However, following a recent acute loss, which was unexpected and severe, I learnt a very important lesson: pain and suffering hurt but they cannot destroy us – we survive.

Before I went through my recent suffering, I, like ‘Lula’, ‘hid’ in my church, in my house, in my job, but since then, I have found it easier to tell others about my faith.

Spending time with believers in East Africa reinforced that lesson. I met Christians who had suffered but as a result wanted to do more for the gospel, in spite of the risks. In fact one man, knowing full well the
implications, wanted us to use his real name in the magazine. ‘I want my story to be heard!’ he declared. He is in exile, and he longs to return to his country, to tell his people the gospel, but the church needs him where he is for the moment.

Or ‘Andrea’ (main picture above), a Somali woman who after mocking Christians came to faith herself in her homeland. ‘As children we would pick up stones and throw them at Christians. We would push them over or make them wear veils,’ she said.

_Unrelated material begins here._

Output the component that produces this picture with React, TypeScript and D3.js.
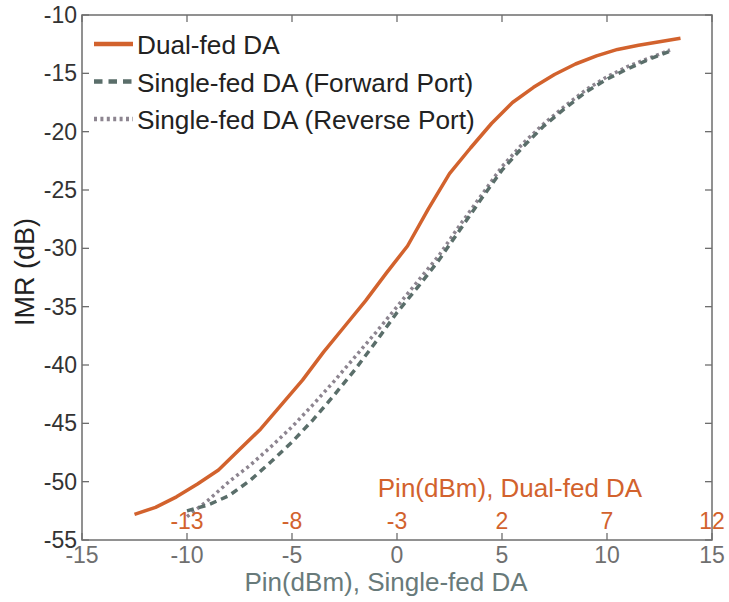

Sadly the pastor who cared for her in the underground church and helped her and other believers to escape Somalia, was recently martyred. However, unfazed by his death and instead of hiding away out of fear for her own safety, she is now doing more than ever to spread the gospel in the community where she has found herself. ‘I call my work the seed of hope. I believe the Lord is planting seeds in people’s hearts.’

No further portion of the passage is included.